Angeboten wird auch eine Nachmittags- und eine Abendordination.
Wels für ÖGK ein Rätsel
Warum gerade in Wels nunmehr drei Hausarztstellen schon so lange nicht besetzt werden können, lasse sich nicht genau sagen, heißt es seitens der Gesundheitskasse.
Als mögliche Ursachen für den generellen Hausärztemangel gelten der erschwerte Zugang zum Medizinstudium, eine geänderte Ärzteausbildungsordnung, die geänderte Einstellung zur Work-Life-Balance seitens der jüngeren Generation, negative Publicity zum Hausärzteberuf genannt.
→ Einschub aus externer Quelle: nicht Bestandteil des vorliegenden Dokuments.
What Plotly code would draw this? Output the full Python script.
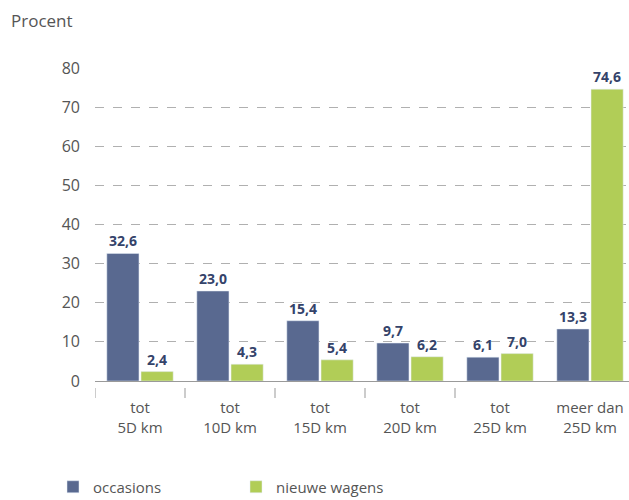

Oberösterreich mit geringer Ärzte-Dichte
Im extramuralen Bereich gab es 2021 rund 77,1 Vertragsärztinnen/‐ärzte und Ärztinnen/Ärzte in Einrichtungen der Sozialversicherung (gemessen in ärztlichen ambulanten Versorgungseinheiten exklusive Zahnmedizin und technischer Fächer) je 100.000 Einwohner.
Laut Land Oberösterreich zeige die Bundesländergegenüberstellung im Vergleich zur intramuralen ärztlichen Versorgungsdichte ein gegensätzliches Bild im Burgenland, das mit rund 91,8 Ärzten je 100.000 Einwohner die höchste Dichte aufweist.
Die geringste Versorgungsdichte im Bereich Vertragsärztinnen und -ärzte fand sich 2021 mit 68,1 in Oberösterreich, das gleichzeitig die höchste Krankenhaushäufigkeit aufweist.